I want to talk about challenge because challenge is a critically necessary component in how we learn and grow and evolve as human beings. And yet there’s so many people who do everything they can to avoid challenge.
They’re afraid of it. It feels too much like a test that they’re going to fail. So, I want to break it down and tell you what’s really happening. Back in the 1960s, researchers defined the different stages of learning. And then about 10 years later, they mapped each stage to where it engages the brain to discover that the Learning Cycle engages the entire brain.
So, one of those key stages of learning happens in your prefrontal cortex. You know, this is our executive function where we access creativity, imagination, problem solving, decision making, empathy. It’s our gateway to memory. And its primary function is to make meaning. You know, we’re sensing something. Feeling something. What does it mean? And it creates a hypothesis of what it could mean that we then test in the real world through action.
And regardless of whether the outcome is good or bad for you, you’ve learned something new and that becomes new knowledge, new competency, new confidence. Sounds good, right? But that learning cycle is easily derailed and where it gets derailed is in how we access our prefrontal cortex. We need the just right balance of both stress and stimulation to gain full access.
So, what are stress and stimulation if nothing more than challenge? They are the same thing. The only difference that’s created is from your own perception of it. It’s the perspective you have of those things that make them different. And so, when the Learning Cycle gets derailed, it’s because your amygdala, which is constantly scanning for threat, senses threat and tips you over fully into stress or fully into stimulation.
And it shuts down all of this meaning part of your brain because you don’t need to make meaning at this point. You’re under threat. You need to act, You are fully in fight, flight, freeze. And what’s so ironic is that in today’s world, we’re not being chased by tigers or anything. So, what happens is that we imagine a future fear something that hasn’t even happened yet. And we bring it into the present as if it’s real right now. Your mind cannot distinguish between what’s real and what’s imagined. So, if your mind believes it, your brain will flood your body with stress chemicals like cortisol and adrenaline to make it real and to keep you in a Fear-Stress Cycle where you’re constantly only ever in action without being able to make great decisions or remember or have empathy or any of those things.

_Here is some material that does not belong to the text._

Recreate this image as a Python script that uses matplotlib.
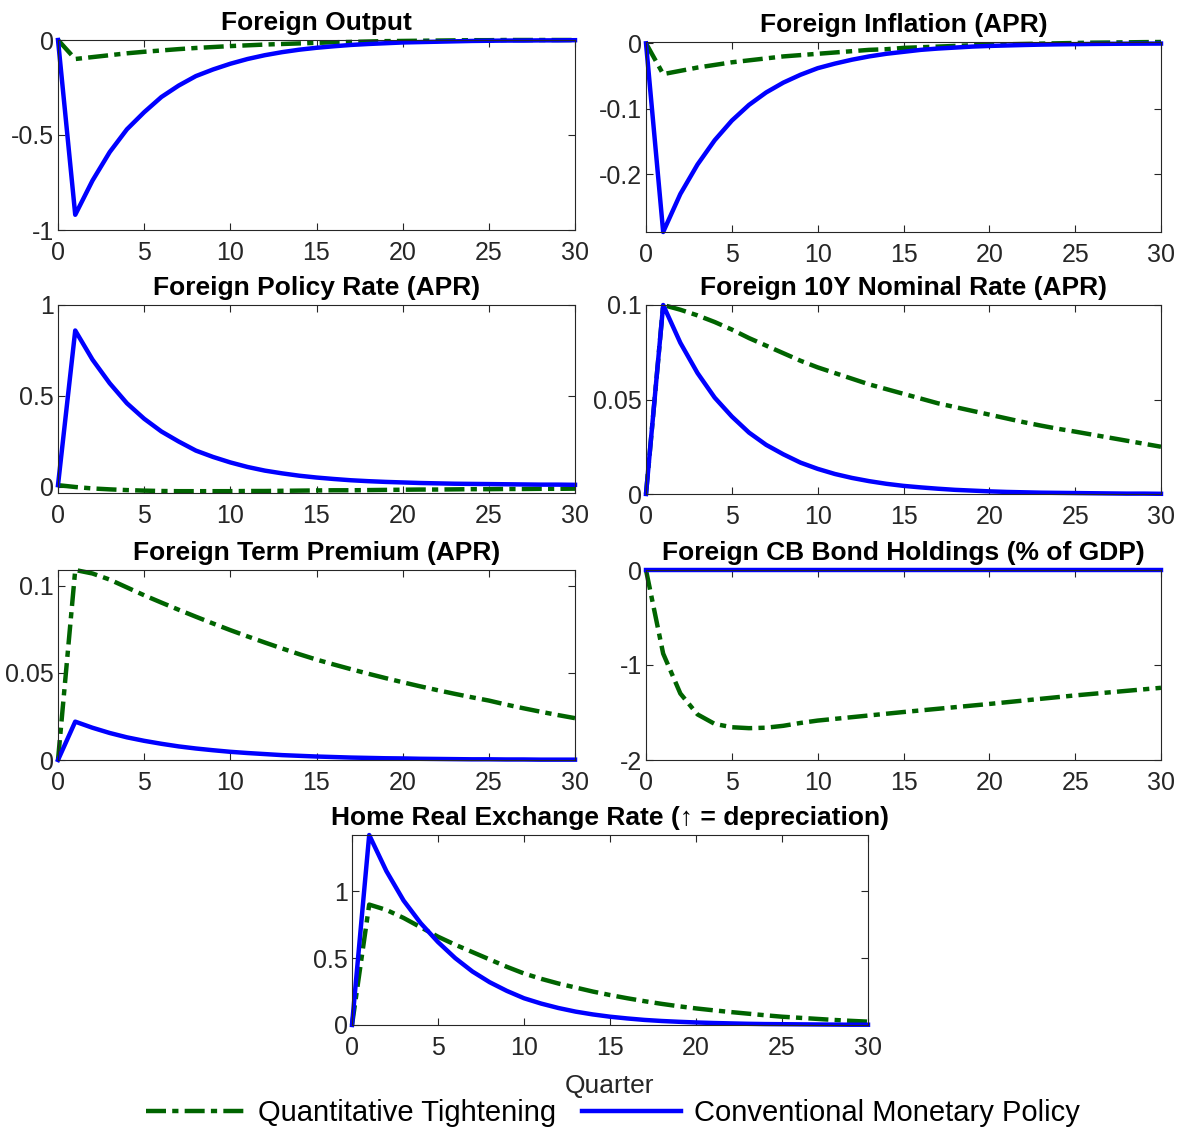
import matplotlib
matplotlib.use('Agg')
import matplotlib.pyplot as plt
from matplotlib.ticker import FuncFormatter
from matplotlib.lines import Line2D

plt.rcParams['font.family'] = ['Liberation Sans', 'DejaVu Sans']
plt.rcParams['axes.unicode_minus'] = False

quarters = list(range(31))

# Quantitative Tightening (green) and Conventional Monetary Policy (blue)
qt_output = [0, -0.10, -0.09, -0.08, -0.07, -0.062, -0.055, -0.048, -0.042, -0.037, -0.032,
             -0.028, -0.024, -0.021, -0.018, -0.015, -0.012, -0.010, -0.008, -0.006, -0.005,
             -0.004, -0.003, -0.002, -0.001, -0.001, 0, 0, 0, 0, 0]
cmp_output = [0, -0.92, -0.74, -0.59, -0.47, -0.38, -0.30, -0.24, -0.19, -0.155, -0.125,
              -0.10, -0.08, -0.064, -0.051, -0.041, -0.033, -0.026, -0.021, -0.017, -0.013,
              -0.011, -0.009, -0.007, -0.005, -0.004, -0.003, -0.003, -0.002, -0.002, -0.001]

qt_infl = [0, -0.047, -0.042, -0.037, -0.033, -0.029, -0.026, -0.023, -0.020, -0.018, -0.016,
           -0.014, -0.012, -0.010, -0.009, -0.007, -0.006, -0.005, -0.004, -0.003, -0.002,
           -0.0015, -0.001, -0.0005, 0, 0.0005, 0.001, 0.0012, 0.0015, 0.0018, 0.002]
cmp_infl = [0, -0.288, -0.23, -0.185, -0.148, -0.118, -0.094, -0.075, -0.06, -0.048, -0.038,
            -0.031, -0.025, -0.02, -0.016, -0.013, -0.010, -0.008, -0.0065, -0.005, -0.004,
            -0.0033, -0.0026, -0.002, -0.0016, -0.0013, -0.001, -0.0008, -0.0006, -0.0005, -0.0004]

qt_policy = [0.01, 0.0, -0.008, -0.013, -0.017, -0.02, -0.022, -0.023, -0.023, -0.023, -0.023,
             -0.022, -0.022, -0.021, -0.02, -0.019, -0.018, -0.018, -0.017, -0.016, -0.015,
             -0.014, -0.014, -0.013, -0.012, -0.012, -0.011, -0.011, -0.01, -0.01, -0.009]
cmp_policy = [0.01, 0.86, 0.70, 0.57, 0.46, 0.375, 0.305, 0.25, 0.20, 0.165, 0.135,
              0.11, 0.09, 0.075, 0.062, 0.052, 0.044, 0.037, 0.032, 0.028, 0.025,
              0.022, 0.020, 0.018, 0.017, 0.016, 0.015, 0.014, 0.013, 0.013, 0.012]

qt_10y = [0, 0.1, 0.0975, 0.0945, 0.091, 0.087, 0.0825, 0.0785, 0.0745, 0.0705, 0.067,
          0.064, 0.061, 0.058, 0.0555, 0.053, 0.0505, 0.048, 0.046, 0.044, 0.042,
          0.040, 0.038, 0.0362, 0.0345, 0.033, 0.0314, 0.0298, 0.0282, 0.0266, 0.025]
cmp_10y = [0, 0.1, 0.08, 0.064, 0.051, 0.041, 0.0325, 0.026, 0.021, 0.0166, 0.0133,
           0.0106, 0.0085, 0.0068, 0.0054, 0.0043, 0.0035, 0.0028, 0.0022, 0.0018, 0.0014,
           0.0011, 0.0009, 0.0007, 0.0006, 0.0005, 0.0004, 0.0003, 0.0002, 0.0002, 0.0001]

qt_tp = [0, 0.109, 0.107, 0.1035, 0.099, 0.0945, 0.0903, 0.0862, 0.0822, 0.0783, 0.0745,
         0.0709, 0.0674, 0.064, 0.0607, 0.0576, 0.0548, 0.0521, 0.0495, 0.047, 0.0446,
         0.0423, 0.0401, 0.038, 0.036, 0.0341, 0.0318, 0.0297, 0.0277, 0.0258, 0.024]
cmp_tp = [0, 0.022, 0.0185, 0.0155, 0.013, 0.011, 0.0093, 0.0078, 0.0066, 0.0056, 0.0047,
          0.004, 0.0034, 0.0028, 0.0024, 0.002, 0.0017, 0.0014, 0.0012, 0.001, 0.0009,
          0.0007, 0.0006, 0.0005, 0.0004, 0.0004, 0.0003, 0.0003, 0.0002, 0.0002, 0.0002]

qt_cb = [0, -0.88, -1.3, -1.52, -1.62, -1.655, -1.665, -1.66, -1.64, -1.61, -1.585,
         -1.567, -1.549, -1.531, -1.513, -1.495, -1.478, -1.461, -1.444, -1.427, -1.41,
         -1.392, -1.374, -1.356, -1.338, -1.32, -1.304, -1.288, -1.272, -1.256, -1.24]
cmp_cb = [0] * 31

qt_rer = [0, 0.9, 0.86, 0.8, 0.73, 0.66, 0.6, 0.545, 0.49, 0.435, 0.385,
          0.345, 0.31, 0.28, 0.25, 0.224, 0.2, 0.178, 0.158, 0.14, 0.124,
          0.11, 0.097, 0.085, 0.073, 0.062, 0.054, 0.046, 0.038, 0.031, 0.025]
cmp_rer = [0, 1.42, 1.15, 0.93, 0.76, 0.62, 0.5, 0.4, 0.32, 0.255, 0.2,
           0.16, 0.127, 0.1, 0.079, 0.062, 0.049, 0.038, 0.03, 0.024, 0.019,
           0.015, 0.012, 0.009, 0.007, 0.006, 0.005, 0.004, 0.003, 0.002, 0.002]

titles = ['Foreign Output', 'Foreign Inflation (APR)', 'Foreign Policy Rate (APR)',
          'Foreign 10Y Nominal Rate (APR)', 'Foreign Term Premium (APR)',
          'Foreign CB Bond Holdings (% of GDP)', 'Home Real Exchange Rate (\u2191 = depreciation)']
qt_series = [qt_output, qt_infl, qt_policy, qt_10y, qt_tp, qt_cb, qt_rer]
cmp_series = [cmp_output, cmp_infl, cmp_policy, cmp_10y, cmp_tp, cmp_cb, cmp_rer]
ylims = [(-1, 0), (-0.288, 0.002), (-0.033, 1.0), (0, 0.1), (0, 0.109), (-2, 0), (0, 1.42)]
yticks = [[-1, -0.5, 0], [-0.2, -0.1, 0], [0, 0.5, 1], [0, 0.05, 0.1],
          [0, 0.05, 0.1], [-2, -1, 0], [0, 0.5, 1]]

# axes rectangles in figure fraction
W, H = 1181.0, 1131.0
boxes = [(58, 40, 575, 230), (646, 42, 1161, 232),
         (58, 305, 575, 493), (646, 305, 1161, 494),
         (58, 570, 575, 760), (646, 570, 1161, 760),
         (352, 835, 868, 1025)]

green = '#006400'
blue = '#0000ff'
qt_style = (0, (4.5, 1.4, 1.4, 1.4))
gray = '#262626'

fig = plt.figure(figsize=(W / 100, H / 100), dpi=100)

for i in range(7):
    x0, y0, x1, y1 = boxes[i]
    ax = fig.add_axes([x0 / W, 1 - y1 / H, (x1 - x0) / W, (y1 - y0) / H])
    ax.plot(quarters, qt_series[i], color=green, lw=3.2, linestyle=qt_style, clip_on=False)
    ax.plot(quarters, cmp_series[i], color=blue, lw=3.2, clip_on=False)
    ax.set_xlim(0, 30)
    ax.set_ylim(*ylims[i])
    ax.set_xticks(range(0, 31, 5))
    ax.set_yticks(yticks[i])
    ax.yaxis.set_major_formatter(FuncFormatter(lambda v, p: '{:g}'.format(round(v, 4))))
    ax.tick_params(direction='in', top=True, right=True, length=5, width=0.8,
                   labelsize=18, colors=gray)
    ax.tick_params(axis='x', pad=8)
    ax.tick_params(axis='y', pad=3)
    for s in ax.spines.values():
        s.set_color(gray)
        s.set_linewidth(0.8)
    ax.set_title(titles[i], fontsize=19, fontweight='bold', pad=7)
    if i == 6:
        ax.set_xlabel('Quarter', fontsize=19, color=gray, labelpad=10)

handles = [Line2D([], [], color=green, lw=3.2, linestyle=qt_style),
           Line2D([], [], color=blue, lw=3.2)]
fig.legend(handles, ['Quantitative Tightening', 'Conventional Monetary Policy'],
           loc='center', bbox_to_anchor=(0.519, 1 - 1113 / H), ncol=2, frameon=False,
           fontsize=21, handlelength=3.4, handletextpad=0.45, columnspacing=0.9)

fig.savefig('out.png', dpi=100)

This is the playground of our inner critics who say yeah, you don’t need to sense or feel or know what something means. We know what it means. We have a meaning. There’s only one meaning. We know what it is. Just do what we tell you to do. And of course, you do, because these are subconscious. You think it’s true. So, you do what your inner critics want you to do. They always create what you don’t want.
So, when it doesn’t work out they come back and say see? You were wrong. You failed. You suck. You’re not enough. Getting out of this chemically reinforced manifestation of a future fear is so difficult, it’s almost impossible to do on your own, but the first step is … embrace challenge. Embrace change. Embrace new experience. Look for the opportunity to learn in every situation, regardless of whether you think it’s good or bad. There’s an opportunity for learning.
And I want you to do that because challenge is also what is necessary for gaining resilience. And resilience is a key leadership skill that you can apply in all parts of your life. And that’s what I want for you.